Ceticismo à parte, o caminho escolhido pelo Governo para viabilizar fiscalmente o aumento da faixa de isenção foi a cobrança de IR na fonte sobre dividendos e a criação do chamado Imposto sobre a Renda das Pessoas Físicas Mínimo (IRPFM), ao qual poderão estar sujeitas as pessoas físicas que “auferem altas rendas” – assim consideradas aquelas com rendimentos anuais superiores a R$ 600 mil.
Ficarão a salvo do novo imposto IRPFM algumas poucas classes de rendimentos, como aqueles decorrentes de títulos e valores mobiliários beneficiados por isenção ou alíquota zero, a exemplo de CRIs, CRAs, LCIs, LCAs, FIIs, FIAGROs etc.
Um dos pontos que já promete gerar controvérsias é o cálculo da “alíquota efetiva de tributação dos lucros da pessoa jurídica”, fundamental para se aferir o limite do IRPFM sobre os dividendos recebidos, um procedimento de extrema complexidade material e operacional – especialmente para os contribuintes que receberem lucros de múltiplas empresas, algo bastante comum na vida daqueles que investem em Bolsa.
Ao indicar que a alíquota efetiva da PJ será calculada com base no “valor devido do imposto de renda e da contribuição social sobre o lucro líquido”, a regra do PL sugere – em que pese a falta de clareza aparentemente proposital – que, no agregado, a compensação de prejuízos fiscais acumulados em exercícios anteriores poderia ser anulada pela imposição do IRPFM.
Trata-se de um erro grave. Mitigar os efeitos da compensação de prejuízos fiscais na redução da carga tributária imposta aos resultados gerados pela pessoa jurídica revela uma incompreensão de que exercícios financeiros são apenas abstrações definidas pela legislação para que se possa apurar o resultado tributável ao final de cada um deles. Capturar a verdadeira capacidade contributiva pressupõe analisar o “filme”, não apenas a “foto”.
Outra questão que merece atenção reside no fato de que as retenções sobre dividendos valerão já a partir de 1º de janeiro de 2026, ao passo que apenas a partir de maio de 2027 passarão a ser feitas as restituições devidas a quem tiver sofrido retenções superiores ao IRPFM calculado no ajuste anual.

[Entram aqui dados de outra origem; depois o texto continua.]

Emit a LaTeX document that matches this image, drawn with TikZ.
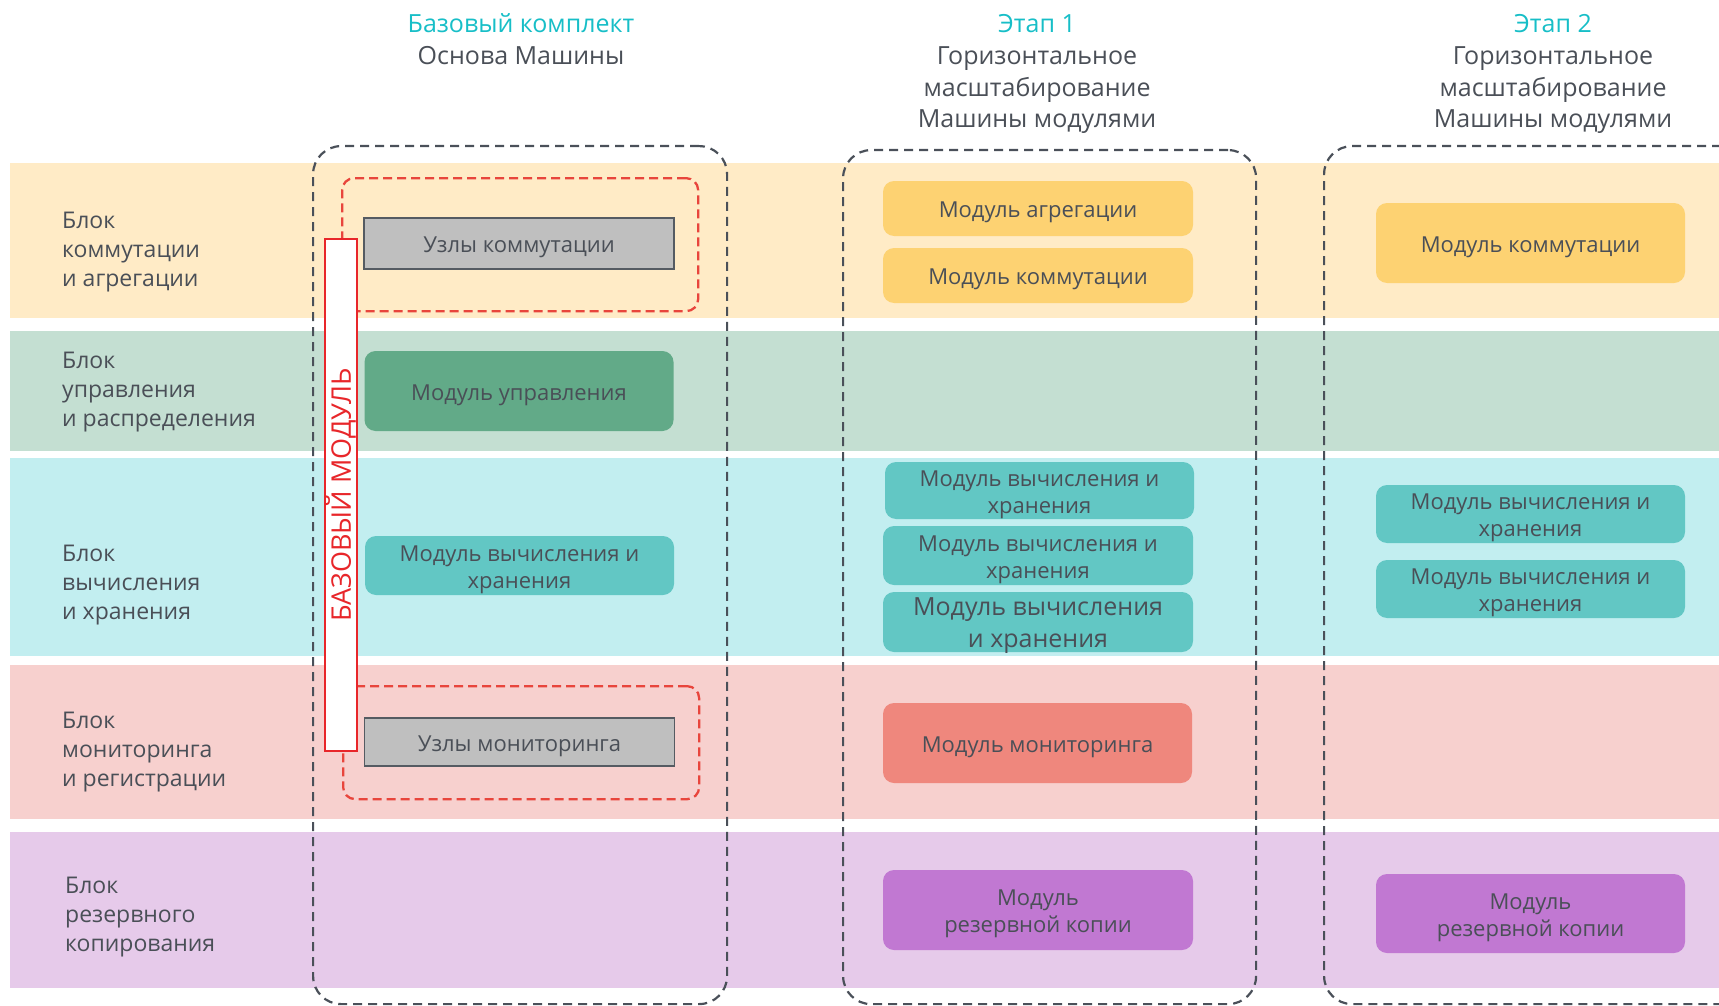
\documentclass[tikz,border=0pt]{standalone}
\usepackage{fontspec}
\setmainfont{Open Sans}
\definecolor{txt}{HTML}{4A4F57}
\definecolor{headc}{HTML}{17BEC7}
\definecolor{bandY}{HTML}{FFEBC6}
\definecolor{bandG}{HTML}{C4DFD2}
\definecolor{bandC}{HTML}{C2EEF0}
\definecolor{bandP}{HTML}{F7D0CE}
\definecolor{bandV}{HTML}{E6CAEA}
\definecolor{modY}{HTML}{FDD272}
\definecolor{modG}{HTML}{62AA88}
\definecolor{modC}{HTML}{62C7C4}
\definecolor{modR}{HTML}{EF877D}
\definecolor{modV}{HTML}{C178D2}
\definecolor{dashc}{HTML}{4A5059}
\definecolor{redd}{HTML}{E8453C}
\definecolor{redb}{HTML}{E8262A}
\definecolor{grayfill}{HTML}{BFBFBF}
\definecolor{grayline}{HTML}{555B62}
\begin{document}
\begin{tikzpicture}[x=1pt,y=-1pt,
  band/.style={anchor=north west, inner sep=0pt, outer sep=0pt, minimum width=1709pt},
  grpbox/.style={anchor=north west, draw=dashc, line width=2.2pt, dash pattern=on 9pt off 6pt, rounded corners=28pt, inner sep=0pt},
  reddash/.style={anchor=north west, draw=redd, line width=2.3pt, dash pattern=on 9pt off 5pt, rounded corners=12pt, inner sep=0pt},
  modbox/.style={rounded corners=11pt, inner sep=0pt, minimum width=309pt},
  modtext/.style={inner sep=0pt, align=center, text=txt, font=\fontsize{22}{27}\selectfont},
  graybox/.style={fill=grayfill, draw=grayline, line width=1.5pt, inner sep=0pt, minimum width=310pt},
  graytext/.style={inner sep=0pt, text=txt, font=\fontsize{22}{26}\selectfont},
  rowlab/.style={anchor=west, align=left, inner sep=0pt, text=txt, font=\fontsize{23}{29}\selectfont},
  headline/.style={anchor=base, inner sep=0pt, text=txt, font=\fontsize{25}{32}\selectfont},
  headtop/.style={headline, text=headc}
]
\useasboundingbox (0,0) rectangle (1719,1006);
\clip (0,0) rectangle (1719,1006);

% bands
\node[band, fill=bandY, minimum height=155pt] (bY) at (10,163) {};
\node[band, fill=bandG, minimum height=120pt] (bG) at (10,331) {};
\node[band, fill=bandC, minimum height=198pt] (bC) at (10,458) {};
\node[band, fill=bandP, minimum height=154pt] (bP) at (10,665) {};
\node[band, fill=bandV, minimum height=156pt] (bV) at (10,832) {};

% row labels
\node[rowlab] (l1) at (62,252.5) {Блок\\коммутации\\и агрегации};
\node[rowlab] (l2) at (62,392.5) {Блок\\управления\\и распределения};
\node[rowlab] (l3) at (62,585.5) {Блок\\вычисления\\и хранения};
\node[rowlab] (l4) at (62,752.5) {Блок\\мониторинга\\и регистрации};
\node[rowlab] (l5) at (65,917.5) {Блок\\резервного\\копирования};

% headers
\node[headtop] (h0a) at (521,33) {Базовый комплект};
\node[headline] (h0b) at (521,65) {Основа Машины};
\node[headtop] (h1a) at (1037,33) {Этап 1};
\node[headline] (h1b) at (1037,65) {Горизонтальное};
\node[headline] (h1c) at (1037,97) {масштабирование};
\node[headline] (h1d) at (1037,128) {Машины модулями};
\node[headtop] (h2a) at (1553,33) {Этап 2};
\node[headline] (h2b) at (1553,65) {Горизонтальное};
\node[headline] (h2c) at (1553,97) {масштабирование};
\node[headline] (h2d) at (1553,128) {Машины модулями};

% group dashed boxes
\node[grpbox, minimum width=414pt, minimum height=858pt] (g0) at (312,145) {};
\node[grpbox, minimum width=413pt, minimum height=854pt] (g1) at (842,149) {};
\node[grpbox, minimum width=440pt, minimum height=858pt] (g2) at (1323,145) {};

% base column
\node[reddash, minimum width=356pt, minimum height=133pt] (r1) at (341,177) {};
\node[reddash, minimum width=356pt, minimum height=113pt] (r2) at (342,685) {};
\node[graybox, minimum height=51pt] (u1) at (519,243.5) {};
\node[graytext] (u1t) at ([yshift=-4pt]u1.center) {Узлы коммутации};
\node[graybox, minimum height=48pt] (u2) at (519.5,742) {};
\node[graytext] (u2t) at ([yshift=-4pt]u2.center) {Узлы мониторинга};
\node[modbox, fill=modG, minimum height=80pt] (mU) at (519,391) {};
\node[modtext] (mUt) at ([yshift=-4pt]mU.center) {Модуль управления};
\node[modbox, fill=modC, minimum height=59pt] (mC0) at (519.5,565.5) {};
\node[modtext] (mC0t) at ([yshift=-4pt]mC0.center) {Модуль вычисления и\\хранения};
\node[draw=redb, fill=white, line width=2pt, rotate=90, minimum width=512pt, minimum height=32pt, inner sep=0pt, text=redb, font=\fontsize{27}{30}\selectfont] (bm) at (341,495) {БАЗОВЫЙ МОДУЛЬ};

% stage 1
\node[modbox, fill=modY, minimum width=310pt, minimum height=55pt] (e1a) at (1038,208.5) {};
\node[modtext] (e1at) at ([yshift=-4pt]e1a.center) {Модуль агрегации};
\node[modbox, fill=modY, minimum width=310pt, minimum height=55pt] (e1k) at (1038,275.5) {};
\node[modtext] (e1kt) at ([yshift=-4pt]e1k.center) {Модуль коммутации};
\node[modbox, fill=modC, minimum height=57pt] (e1c1) at (1039.5,490.5) {};
\node[modtext] (e1c1t) at ([yshift=-4pt]e1c1.center) {Модуль вычисления и\\хранения};
\node[modbox, fill=modC, minimum width=310pt, minimum height=59pt] (e1c2) at (1038,555.5) {};
\node[modtext] (e1c2t) at ([yshift=-4pt]e1c2.center) {Модуль вычисления и\\хранения};
\node[modbox, fill=modC, minimum width=310pt, minimum height=60pt] (e1c3) at (1038,622) {};
\node[modtext, font=\fontsize{25}{32}\selectfont] (e1c3t) at ([yshift=-4pt]e1c3.center) {Модуль вычисления\\и хранения};
\node[modbox, fill=modR, minimum height=80pt] (e1m) at (1037.5,743) {};
\node[modtext] (e1mt) at ([yshift=-4pt]e1m.center) {Модуль мониторинга};
\node[modbox, fill=modV, minimum width=310pt, minimum height=80pt] (e1r) at (1038,910) {};
\node[modtext] (e1rt) at ([yshift=-4pt]e1r.center) {Модуль\\резервной копии};

% stage 2
\node[modbox, fill=modY, minimum height=80pt] (e2k) at (1530.5,243) {};
\node[modtext] (e2kt) at ([yshift=-4pt]e2k.center) {Модуль коммутации};
\node[modbox, fill=modC, minimum height=58pt] (e2c1) at (1530.5,514) {};
\node[modtext] (e2c1t) at ([yshift=-4pt]e2c1.center) {Модуль вычисления и\\хранения};
\node[modbox, fill=modC, minimum height=58pt] (e2c2) at (1530.5,589) {};
\node[modtext] (e2c2t) at ([yshift=-4pt]e2c2.center) {Модуль вычисления и\\хранения};
\node[modbox, fill=modV, minimum height=79pt] (e2r) at (1530.5,913.5) {};
\node[modtext] (e2rt) at ([yshift=-4pt]e2r.center) {Модуль\\резервной копии};
\end{tikzpicture}
\end{document}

Pior: a diferença do imposto recolhido a maior, a ser devolvida em alguma das dezenas de lotes de restituição do IR, somente estará sujeita à incidência de juros a partir de maio do ano subsequente às retenções – isso tudo enquanto a Selic se aproxima de 15%.
É escancarada a intenção de gerar arrecadação em ano eleitoral, postergando a devolução dos pagamentos a maior para o exercício seguinte.
Embora a palavra neutralidade tenha sido pronunciada repetidas vezes na solenidade de apresentação do PL, a própria exposição de motivos anexa ao projeto de lei revela que a arrecadação gerada pelo IRPFM e pela tributação dos dividendos remetidos ao exterior tende a superar, em cerca de R$ 10 bilhões ao ano, a renúncia estimada com a elevação da faixa de isenção do IRPF, pondo em xeque o discurso oficial.
Não custa lembrar que este Governo assumiu o compromisso de que a cobrança do imposto de renda sobre dividendos seria acompanhada da redução vigorosa nas alíquotas sobre o lucro das empresas, harmonizando a prática brasileira com o padrão OCDE. Tal compromisso foi reafirmado em março passado pelo próprio Ministro da Fazenda. Palavras ao vento.
Em vez do padrão internacional e da neutralidade, o Governo entrega apenas parte do compromisso – que representa aumento de arrecadação, deixando convenientemente de lado a necessária contrapartida da redução dos tributos das pessoas jurídicas, algo que a própria equipe econômica considerava indissociável para o arranjo. Para quem só tem martelo, todo problema é prego.
A busca por um sistema tributário mais equânime e justo é um anseio de toda a sociedade e ninguém há de discordar que ainda temos um longo caminho a percorrer, conjugando as alterações necessárias no sistema com a sustentabilidade das contas públicas.
Medidas mal concebidas ou com traços populistas podem causar estragos imensos à economia. Caberá ao Congresso a imensa incumbência de engajar a sociedade num diálogo franco e aberto, e apreciar a proposta de forma crítica, com a coragem necessária para promover profundos ajustes no texto apresentado.
Luiz Gustavo Bichara é sócio do Bichara Advogados.